Why California Lawmakers, Begrudgingly, Banned Soda Taxes

The beverage industry used a tactic that could become more common with other interest groups.
by | September 2018
Soda in a glass with ice and a straw.
(Shutterstock)

Progressives who support soda taxes like to tout their twin advantages. Taxing sugary beverages can cut down on their consumption, reducing obesity and diabetes. On top of that, a levy per ounce can add up quickly to a lot of revenue. This explains why cities from Philadelphia to San Francisco have imposed these taxes in recent years. 

It also explains why the decision of the California Legislature in July to ban such taxes came as a painful blow to many of its liberal members. “I think this is a terrible decision we’re making,” Assemblyman Kevin McCarty lamented.

It was done for purely tactical reasons. The Democrats who rule the legislature said they were all in favor of soda taxes and hated to block local governments from using them, but they felt they had no choice. The beverage industry had spent $7 million collecting signatures to put a measure on the November ballot that would have prevented localities from raising any kind of taxes at all without a supermajority public vote. The measure would also have made it harder for the state itself to raise fees. The industry had created a problem for lawmakers that it agreed to make go away -- if only they stopped the local soda taxes.

There’s nothing new about interest groups using the threat of ballot measures as a negotiating ploy to sway legislators. In California, however, that threat has become much more serious. In 2014, the state enacted a law allowing sponsors of ballot measures to withdraw their initiatives even after they’ve qualified for the ballot. “It allows for the possibility of reasoned compromise and a better result,” former state Sen. Darrell Steinberg, the law’s sponsor, said at the time.

That was the theory. The reality has been something quite different. Two years ago, unions and their allies collected enough signatures for a ballot initiative to raise the minimum wage to $15 per hour. The legislature and the governor appeased the unions by passing a more gradual wage increase that offered more protection for small businesses.

This time around, the beverage industry did something much more brazen. It essentially held all local taxes hostage to get relief on the one specific tax it cared about. That ploy raises all kinds of possibilities. After all, what’s to stop hospitals from sponsoring a measure that would abolish the gas tax unless the legislature votes to increase Medicaid payment rates? “It leads us to wonder if there will be another round of initiative reforms that might address some of these unintended consequences,” says Mark Baldassare, president and CEO of the nonprofit Public Policy Institute of California, “or whether this will be the new normal for the initiative process in California.”
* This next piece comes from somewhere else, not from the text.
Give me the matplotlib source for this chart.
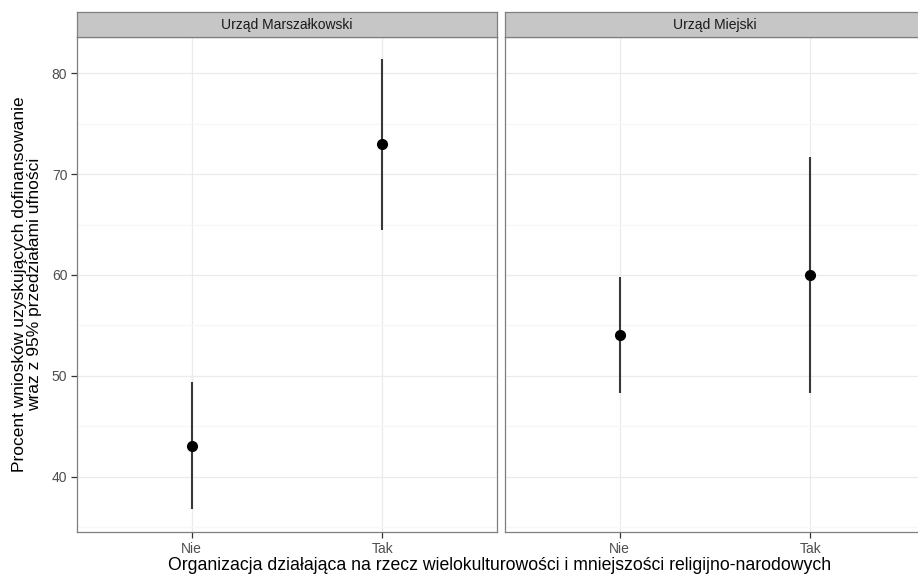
import matplotlib.pyplot as plt
from matplotlib.ticker import MultipleLocator

plt.rcParams['font.family'] = ['Liberation Sans', 'DejaVu Sans']

# dane
panele = ['Urząd Marszałkowski', 'Urząd Miejski']
kategorie = ['Nie', 'Tak']
procent = [[43.0, 73.0], [54.0, 60.0]]
dolna = [[36.8, 64.5], [48.3, 48.3]]
gorna = [[49.4, 81.4], [59.8, 71.7]]

fig = plt.figure(figsize=(9.18, 5.78), dpi=100)

W, H = 918, 578
lewe = [77, 505]
szer = 420
gora, dol = 37, 532
strip_gora = 12

for i, nazwa in enumerate(panele):
    ax = fig.add_axes([lewe[i] / W, 1 - dol / H, szer / W, (dol - gora) / H])
    xs = list(range(1, len(kategorie) + 1))
    ax.vlines(xs, dolna[i], gorna[i], color='#383838', lw=1.5, zorder=3)
    ax.plot(xs, procent[i], 'o', color='black', ms=7, zorder=4)

    ax.set_xlim(0.4, 2.6)
    ax.set_ylim(34.5, 83.6)
    ax.set_xticks(xs)
    ax.set_xticklabels(kategorie)
    ax.yaxis.set_major_locator(MultipleLocator(10))
    ax.yaxis.set_minor_locator(MultipleLocator(5))
    ax.grid(True, which='major', color='#ebebeb', lw=0.9)
    ax.grid(True, which='minor', axis='y', color='#f7f7f7', lw=0.9)
    ax.set_axisbelow(True)
    for s in ax.spines.values():
        s.set_color('#7f7f7f')
        s.set_linewidth(0.9)
    ax.tick_params(axis='both', which='major', length=4, width=0.9, color='#333333',
                   labelsize=10, labelcolor='#4d4d4d', pad=3)
    ax.tick_params(axis='y', which='minor', length=0)
    if i > 0:
        ax.tick_params(axis='y', which='major', left=False, labelleft=False)

    # pasek z nazwą panelu
    st = fig.add_axes([lewe[i] / W, 1 - gora / H, szer / W, (gora - strip_gora) / H])
    st.set_facecolor('#c6c6c6')
    st.set_xticks([])
    st.set_yticks([])
    for s in st.spines.values():
        s.set_color('#7f7f7f')
        s.set_linewidth(0.9)
    st.text(0.5, 0.5, nazwa, transform=st.transAxes, ha='center', va='center',
            fontsize=10, color='#1a1a1a')

fig.text(500 / W, 1 - 566 / H,
         'Organizacja działająca na rzecz wielokulturowości i mniejszości religijno-narodowych',
         ha='center', va='center', fontsize=12.7, color='black')
fig.text(27 / W, 1 - 284 / H,
         'Procent wniosków uzyskujących dofinansowanie\nwraz z 95% przedziałami ufności',
         ha='center', va='center', rotation=90, fontsize=12.5, color='black',
         linespacing=0.95)

fig.savefig('out.png', dpi=100)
Interest groups with millions of dollars to spend have long since learned to use the initiative process to get their way. Now they have a much more powerful tool. Taking their ideas all the way to the ballot box and then offering to withdraw them -- for a price -- gives them a chance to practice what amounts to political extortion.

Unless the initiative process is changed, California lawmakers may end up voting for quite a few bills they despise in election years to come. “If this is the system, then groups are going to use it,” says Ethan Rarick, a political scientist at the University of California, Berkeley. “For one thing, it worked.”